Swimme was featured in the television series Soul of the Universe (The BBC, 1991) and The Sacred Balance produced by David Suzuki (CBC and PBS, 2003). He is the producer of a twelve-part DVD series Canticle to the Cosmos. Other DVD programs featuring Swimme's ideas include The Earth's Imagination and The Powers of the Universe.

Swimme founded the international Epic of Evolution Society in 1998. This was a result of his participation in the conference Dialogue on Science, Ethics, and Religion organized by the American Association for the Advancement of Science at the Field Museum the year before.

==Philosophy==
Thomas Berry introduced Swimme to the work of Pierre Teilhard de Chardin. Swimme is deeply influenced by Teilhard's ideas. Swimme described his discovery of Teilhard in his foreword to Sarah Appleton Weber's translation of Teilhard's The Human Phenomenon: He adopted Teilhard's thinking that everything in existence has a physical as well as a spiritual dimension. He believes the universe is a deep transfiguration process. Love, truth, compassion and zest—all of these qualities regarded as divine become embodied in the universe. In this way, the universe is imagined as evolving with a telos of beauty.

Suzanne Taylor, founder of Mighty Companions, said Swimme is a charismatic person who seeks to place scientific technology in its context of the infancy of the Earth community as it struggles for reconnection to its sacred source. She believes that human beings are the current culmination of the still-evolving universe. Swimme tells the story of the evolution of the universe and attempts to pull people into a universe of meaning, where there is not only connectivity, but directionality as well.

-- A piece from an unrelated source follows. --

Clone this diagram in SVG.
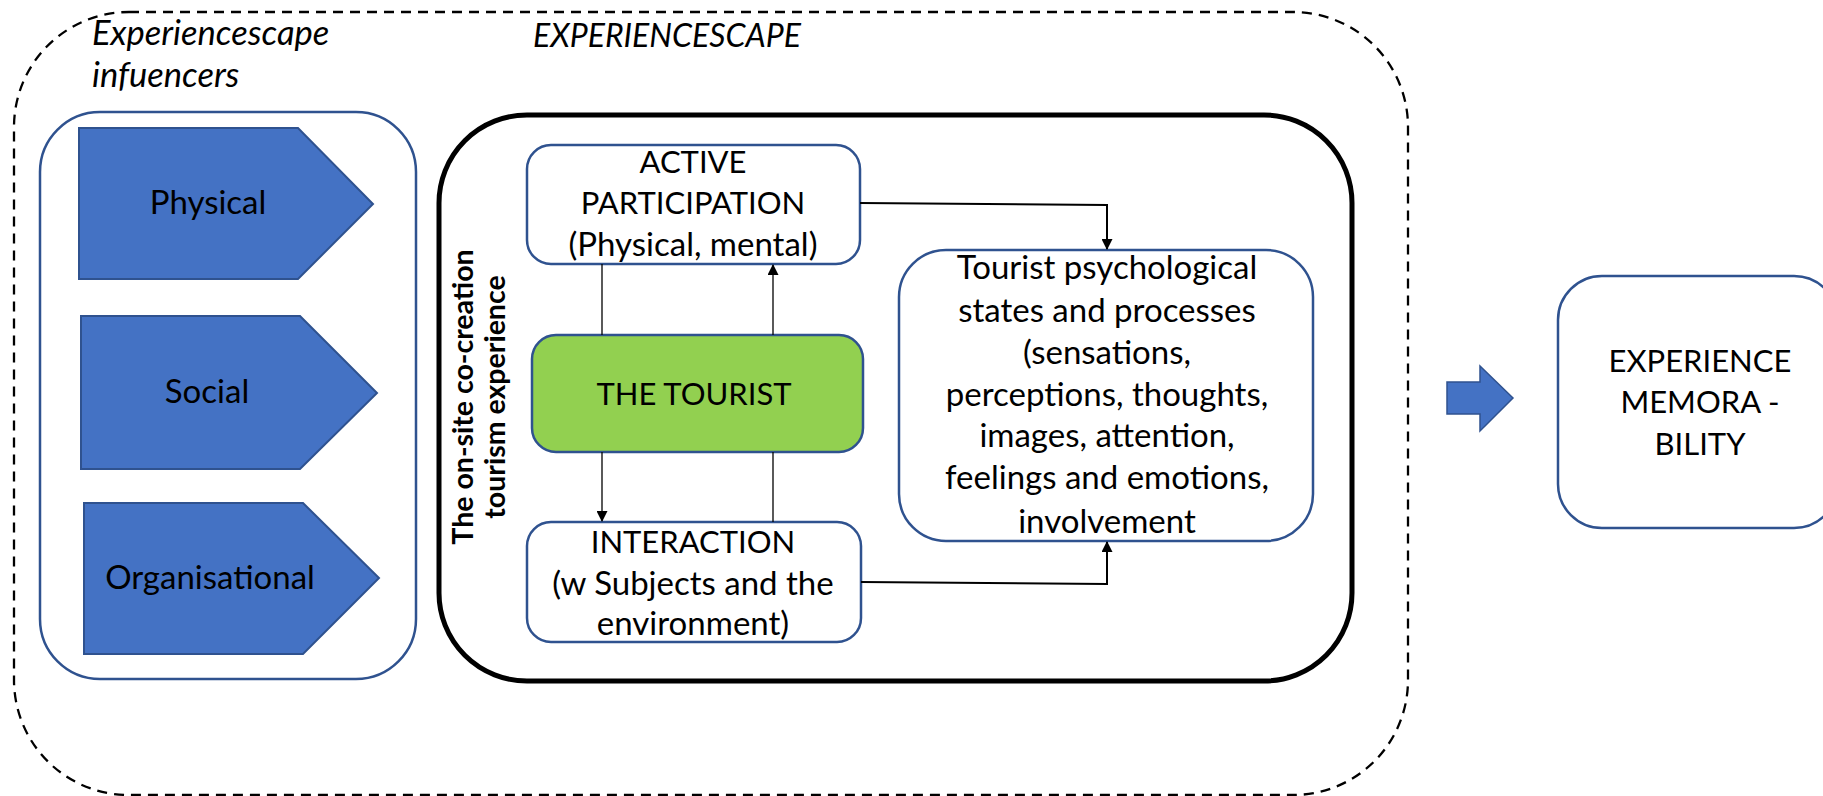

In Canticle to the Cosmos, Swimme says: "If you look at the disasters happening on our planet, it's because the cosmos is not understood as sacred ... a way out of our difficulty is a journey into the universe as sacred." Harvard astrophysicist Eric Chaisson wrote that Swimme, a mathematician by training, seeks a larger, warmer, more noble science story, stating that, not merely a collection of facts, science should be a student's guide to a grand world-view, including, if possible, meaning, purpose and value; he sees the cosmological perspective as one to which all modern scientists can objectively subscribe, yet the meaning and purpose of it being a subjective outgrowth of an individual's reflection upon that cosmology ...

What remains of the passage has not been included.